Today's 15-foot westerly swell is my early take on the boys basketball picture.

While on a break from the blog, I was able to see almost every San Luis Obispo County boys team play and I've handicapped a handful of them — a la our Tribune's Top 10 high school football media poll.

Except since it's my blog, I'm the only medium that voted. But enough about me, on to the kids and the rankings.

1. Nipomo (5-1) - Led by smooth scorer Dominique Saunders (28 points per game), the veteran Titans made an early-season statement by winning Morro Bay's Ted C. Harding Invitational Tournament, beating rival Arroyo Grande for the first time in school history in the process.

2. Mission Prep (5-0) - With senior center Luis Santiago back (12 ppg), the Royals might have the best mix of talent and experience, but behind sticky-fingered junior point guard Andrew Richardson (3 steals per game), there isn't much ball-handling depth.

3. Arroyo Grande (4-2) - Point guard Lyle Parsons has poise to spare, and the Eagles have as much, if not more, height across the board than any other local team. Freshman Tanner Hinek (6 feet, 5 inches) has been a great addition spelling 6-7 center James Tringham.
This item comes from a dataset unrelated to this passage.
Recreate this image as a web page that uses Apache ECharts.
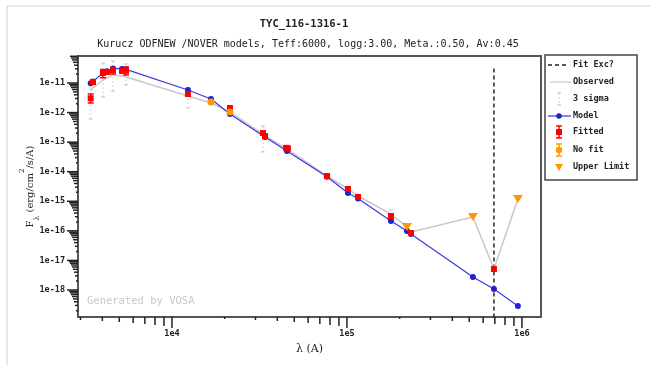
<!DOCTYPE html>
<html><head><meta charset="utf-8">
<script src="https://cdn.jsdelivr.net/npm/echarts@6/dist/echarts.min.js"></script>
<style>html,body{margin:0;padding:0;background:#fff}#c{width:650px;height:365px}</style>
</head><body><div id="c"></div>
<script>
// ---------- text ----------
const titleText = 'TYC_116-1316-1';
const subtitleText = 'Kurucz ODFNEW /NOVER models, Teff:6000, logg:3.00, Meta.:0.50, Av:0.45';
const watermark = 'Generated by VOSA';
const legendNames = ['Fit Exc?', 'Observed', '3 sigma', 'Model', 'Fitted', 'No fit', 'Upper Limit'];

// ---------- axes ----------
const xRange = [2904, 1.285e6];
const yRange = [1.22e-19, 8.18e-11];

// ---------- data ----------
// Observed (grey line)
const obsWave = [3432, 3537, 4034, 4252, 4602, 5179, 5461, 12340, 16710, 21450, 33110, 34000, 45400, 76900, 101300, 115600, 178400, 220300, 232100, 524800, 691800, 948000];
const obsFlux = [5.36e-12, 6.78e-12, 1.26e-11, 1.48e-11, 1.87e-11, 1.73e-11, 1.60e-11, 3.63e-12, 2.11e-12, 1.04e-12, 1.88e-13, 1.61e-13, 5.86e-14, 7.16e-15, 2.60e-15, 1.51e-15, 3.72e-16, 1.35e-16, 9.14e-17, 2.94e-16, 5.13e-18, 1.19e-15];

// Model (blue)
const modelWave = [3432, 3537, 4034, 4252, 4602, 5179, 5461, 12340, 16710, 21450, 34000, 45400, 76900, 101300, 115600, 178400, 220300, 232100, 524800, 691800, 948000];
const modelFlux = [9.77e-12, 1.12e-11, 2.2e-11, 2.5e-11, 3.1e-11, 3.0e-11, 2.9e-11, 5.8e-12, 2.88e-12, 8.95e-13, 1.49e-13, 5.0e-14, 6.8e-15, 1.9e-15, 1.25e-15, 2.15e-16, 9.9e-17, 7.8e-17, 2.75e-18, 1.08e-18, 2.88e-19];

// Fitted (red)
const fitWave = [3432, 3537, 4034, 4252, 4602, 5179, 5461, 12340, 21450, 33110, 34000, 44900, 46000, 76900, 101300, 115600, 178400, 232100, 691800];
const fitFlux = [3.04e-12, 1.08e-11, 2.18e-11, 2.35e-11, 2.75e-11, 2.55e-11, 2.60e-11, 4.25e-12, 1.43e-12, 2.04e-13, 1.61e-13, 6.4e-14, 6.2e-14, 7.16e-15, 2.60e-15, 1.40e-15, 3.18e-16, 8.45e-17, 5.13e-18];
const fitErrLo = [2.11e-12, null, 1.50e-11, null, 2.02e-11, null, 1.87e-11, null, null, null, null, null, null, null, null, null, null, null, null];
const fitErrHi = [4.25e-12, null, 2.85e-11, null, 3.36e-11, null, 3.47e-11, null, null, null, null, null, null, null, null, null, null, null, null];
const sig3Lo = [6.07e-13, null, 3.36e-12, null, 5.36e-12, null, 8.56e-12, 1.43e-12, null, 4.65e-14, null, null, null, null, null, null, 1.9e-16, null, null];
const sig3Hi = [6.78e-12, null, 4.74e-11, null, 5.54e-11, null, 4.40e-11, 7.0e-12, null, 3.52e-13, null, null, null, null, null, null, 5.07e-16, null, null];

// No fit (orange)
const noFitWave = [16710, 21450];
const noFitFlux = [2.28e-12, 1.04e-12];

// Upper limits (orange triangles)
const ulWave = [220300, 524800, 948000];
const ulFlux = [1.35e-16, 2.94e-16, 1.19e-15];

// Fit exclusion wavelength
const fitExcWave = [691800];

// ---------- build ----------
const zip = (a, b) => a.map((v, i) => [v, b[i]]);
const errData = (lo, hi) => fitWave.map((w, i) => lo[i] == null ? null : [w, lo[i], hi[i]]).filter(d => d);

const xTicks = [];
for (let n = 3; n <= 6; n++) for (let k = 1; k <= 9; k++) {
  const v = k * Math.pow(10, n);
  if (v >= xRange[0] && v <= xRange[1]) xTicks.push([v, yRange[0], k]);
}
const yTicks = [];
for (let n = -19; n <= -11; n++) for (let k = 1; k <= 9; k++) {
  const v = k * Math.pow(10, n);
  if (v >= yRange[0] && v <= yRange[1]) yTicks.push([xRange[0], v, k]);
}

const mono = 'DejaVu Sans Mono';
const serif = 'DejaVu Serif';

function tickRender(isX) {
  return function (params, api) {
    const p = api.coord([api.value(0), api.value(1)]);
    const k = api.value(2);
    const len = k === 1 ? 11 : k;
    const shape = isX ? { x1: p[0], y1: p[1], x2: p[0], y2: p[1] + len }
                      : { x1: p[0], y1: p[1], x2: p[0] - len, y2: p[1] };
    return { type: 'line', shape, style: { stroke: '#222', lineWidth: 1.5 } };
  };
}
function errRender(color, dotted, cap, lw) {
  return function (params, api) {
    const x = api.value(0);
    const p1 = api.coord([x, api.value(1)]);
    const p2 = api.coord([x, api.value(2)]);
    const st = { stroke: color, lineWidth: lw, lineDash: dotted ? [1.5, 2.5] : null };
    const cs = { stroke: color, lineWidth: lw };
    return { type: 'group', children: [
      { type: 'line', shape: { x1: p1[0], y1: p1[1], x2: p2[0], y2: p2[1] }, style: st },
      { type: 'line', shape: { x1: p1[0] - cap, y1: p1[1], x2: p1[0] + cap, y2: p1[1] }, style: cs },
      { type: 'line', shape: { x1: p2[0] - cap, y1: p2[1], x2: p2[0] + cap, y2: p2[1] }, style: cs }
    ]};
  };
}

const triPath = 'path://M0,0L10,0L5,8Z';
const exponent = v => Math.round(Math.log10(v));

// legend (drawn as graphics)
const LX = 545, LY = 55, LW = 92, LH = 125;
const rowY = [65, 82, 99, 116, 132, 150, 167];
const ix = 559;
const legendIcons = [
  [ {type:'line', shape:{x1:548,y1:rowY[0],x2:552,y2:rowY[0]}, style:{stroke:'#222',lineWidth:1.5}},
    {type:'line', shape:{x1:555,y1:rowY[0],x2:559,y2:rowY[0]}, style:{stroke:'#222',lineWidth:1.5}},
    {type:'line', shape:{x1:562,y1:rowY[0],x2:566,y2:rowY[0]}, style:{stroke:'#222',lineWidth:1.5}} ],
  [ {type:'line', shape:{x1:550,y1:rowY[1],x2:571,y2:rowY[1]}, style:{stroke:'#c8c8c8',lineWidth:1.2}} ],
  [ {type:'line', shape:{x1:ix,y1:rowY[2]-6,x2:ix,y2:rowY[2]+6}, style:{stroke:'#c8c8c8',lineWidth:1.2,lineDash:[1.5,2.5]}},
    {type:'line', shape:{x1:ix-2,y1:rowY[2]-6,x2:ix+2,y2:rowY[2]-6}, style:{stroke:'#c8c8c8',lineWidth:1.2}},
    {type:'line', shape:{x1:ix-2,y1:rowY[2]+6,x2:ix+2,y2:rowY[2]+6}, style:{stroke:'#c8c8c8',lineWidth:1.2}} ],
  [ {type:'line', shape:{x1:548,y1:rowY[3],x2:571,y2:rowY[3]}, style:{stroke:'#3333dd',lineWidth:1.2}},
    {type:'circle', shape:{cx:ix,cy:rowY[3],r:2.8}, style:{fill:'#2222cc'}} ],
  [ {type:'line', shape:{x1:ix,y1:rowY[4]-6,x2:ix,y2:rowY[4]+6}, style:{stroke:'#ff0000',lineWidth:1.5}},
    {type:'line', shape:{x1:ix-3,y1:rowY[4]-6,x2:ix+3,y2:rowY[4]-6}, style:{stroke:'#ff0000',lineWidth:1.5}},
    {type:'line', shape:{x1:ix-3,y1:rowY[4]+6,x2:ix+3,y2:rowY[4]+6}, style:{stroke:'#ff0000',lineWidth:1.5}},
    {type:'rect', shape:{x:ix-3,y:rowY[4]-3,width:6,height:6}, style:{fill:'#ff0000'}} ],
  [ {type:'line', shape:{x1:ix,y1:rowY[5]-6,x2:ix,y2:rowY[5]+6}, style:{stroke:'#ff9900',lineWidth:1.5}},
    {type:'line', shape:{x1:ix-3,y1:rowY[5]-6,x2:ix+3,y2:rowY[5]-6}, style:{stroke:'#ff9900',lineWidth:1.5}},
    {type:'line', shape:{x1:ix-3,y1:rowY[5]+6,x2:ix+3,y2:rowY[5]+6}, style:{stroke:'#ff9900',lineWidth:1.5}},
    {type:'circle', shape:{cx:ix,cy:rowY[5],r:3.2}, style:{fill:'#ff9900'}} ],
  [ {type:'polygon', shape:{points:[[ix-4,rowY[6]-3],[ix+4,rowY[6]-3],[ix,rowY[6]+4]]}, style:{fill:'#ff9900'}} ]
];
const legendGraphics = [
  { type: 'rect', shape: { x: LX, y: LY, width: LW, height: LH }, style: { fill: '#fff', stroke: '#444', lineWidth: 1.5 } }
];
legendIcons.forEach(a => a.forEach(g => legendGraphics.push(g)));
legendNames.forEach((n, i) => legendGraphics.push({
  type: 'text', x: 573, y: rowY[i],
  style: { text: n, fill: '#222', font: 'bold 8.5px "' + mono + '"', textVerticalAlign: 'middle', textAlign: 'left' }
}));

const chart = echarts.init(document.getElementById('c'), null, { renderer: 'canvas' });
chart.setOption({
  animation: false,
  backgroundColor: '#fff',
  title: [
    { text: titleText, left: 299, top: 14, textAlign: 'center',
      textStyle: { fontFamily: mono, fontWeight: 'bold', fontSize: 10.5, color: '#222' } },
    { text: subtitleText, left: 303, top: 34, textAlign: 'center',
      textStyle: { fontFamily: mono, fontWeight: 'normal', fontSize: 10, color: '#222' } }
  ],
  grid: { left: 78, top: 56, right: 109, bottom: 48, show: true, borderColor: '#555', borderWidth: 2, backgroundColor: '#fff' },
  xAxis: {
    type: 'log', logBase: 10, min: xRange[0], max: xRange[1],
    axisLine: { show: false }, axisTick: { show: false }, splitLine: { show: false },
    axisLabel: { showMinLabel: false, showMaxLabel: false, margin: 12,
      fontFamily: mono, fontWeight: 'bold', fontSize: 8.5, color: '#222',
      formatter: v => '1e' + exponent(v) },
    name: 'λ (A)', nameLocation: 'middle', nameGap: 27,
    nameTextStyle: { fontFamily: serif, fontSize: 11, color: '#222' }
  },
  yAxis: {
    type: 'log', logBase: 10, min: yRange[0], max: yRange[1],
    axisLine: { show: false }, axisTick: { show: false }, splitLine: { show: false },
    axisLabel: { showMinLabel: false, showMaxLabel: false, margin: 13,
      fontFamily: mono, fontWeight: 'bold', fontSize: 8.5, color: '#222',
      formatter: v => '1e' + exponent(v) },
    name: '{a|F}{s|λ}{a| (erg/cm}{p|2}{a|/s/A)}', nameLocation: 'middle', nameGap: 40, nameRotate: 90,
    nameMoveOverlap: false,
    nameTextStyle: {
      rich: {
        a: { fontFamily: serif, fontSize: 10, color: '#222', lineHeight: 16 },
        s: { fontFamily: serif, fontSize: 7.5, color: '#222', verticalAlign: 'bottom', lineHeight: 16, padding: [0, 0, -3, 0] },
        p: { fontFamily: serif, fontSize: 7, color: '#222', verticalAlign: 'top', lineHeight: 16, padding: [-3, 0, 0, 0] }
      }
    }
  },
  graphic: [
    { type: 'rect', shape: { x: 7, y: 6, width: 700, height: 400 }, style: { fill: 'none', stroke: '#cfcfcf', lineWidth: 1 }, z: -10 },
    { type: 'text', x: 87, y: 301, style: { text: watermark, fill: '#c8c8c8', font: '10.5px "' + mono + '"', textVerticalAlign: 'middle' }, z: 1 },
    { type: 'group', children: legendGraphics, z: 100 }
  ],
  series: [
    { name: 'xticks', type: 'custom', renderItem: tickRender(true), data: xTicks, silent: true, z: 1, encode: { x: 0, y: 1 } },
    { name: 'yticks', type: 'custom', renderItem: tickRender(false), data: yTicks, silent: true, z: 1, encode: { x: 0, y: 1 } },
    { name: 'Fit Exc?', type: 'line', symbol: 'none', z: 2,
      data: [[fitExcWave[0], Math.max(...modelFlux)], [fitExcWave[0], yRange[0]]],
      lineStyle: { color: '#333', width: 1.6, type: [4, 3] } },
    { name: 'Observed', type: 'line', symbol: 'none', z: 3, data: zip(obsWave, obsFlux),
      lineStyle: { color: '#c8c8c8', width: 1.5 } },
    { name: '3 sigma', type: 'custom', renderItem: errRender('#c8c8c8', true, 2, 1.1), z: 4,
      data: errData(sig3Lo, sig3Hi), encode: { x: 0, y: [1, 2] } },
    { name: 'Model', type: 'line', symbol: 'circle', symbolSize: 6, showSymbol: true, z: 5,
      data: zip(modelWave, modelFlux),
      lineStyle: { color: '#3838e0', width: 1.2 }, itemStyle: { color: '#2222cc' } },
    { name: 'FittedErr', type: 'custom', renderItem: errRender('#ff0000', false, 3, 1.5), z: 6,
      data: errData(fitErrLo, fitErrHi), encode: { x: 0, y: [1, 2] } },
    { name: 'Fitted', type: 'scatter', symbol: 'rect', symbolSize: 6, z: 7, data: zip(fitWave, fitFlux),
      itemStyle: { color: '#ff0000', opacity: 1 } },
    { name: 'No fit', type: 'scatter', symbol: 'circle', symbolSize: 7, z: 7, data: zip(noFitWave, noFitFlux),
      itemStyle: { color: '#ff9900', opacity: 1 } },
    { name: 'Upper Limit', type: 'scatter', symbol: triPath, symbolSize: [10, 8], z: 7, data: zip(ulWave, ulFlux),
      itemStyle: { color: '#ff9900', opacity: 1 } }
  ]
});
</script>
</body></html>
4. Atascadero (4-2) - Danny Thomas (23.2 ppg) and Andrew McMillian (17.8 ppg) are combining to score 41 points per game. If any of the three others hovering between 6 and 7 step up during a given game, the Greyhounds can beat anybody in the county.

5. San Luis Obispo (5-4) - Nathan Breneman (15.6 ppg, 6.5 rpg) has emerged as one of the county's premier big men, and second-leading scorer Conner Reese (8.9 ppg) is in the top three on the team in every major statistical category aside from blocks.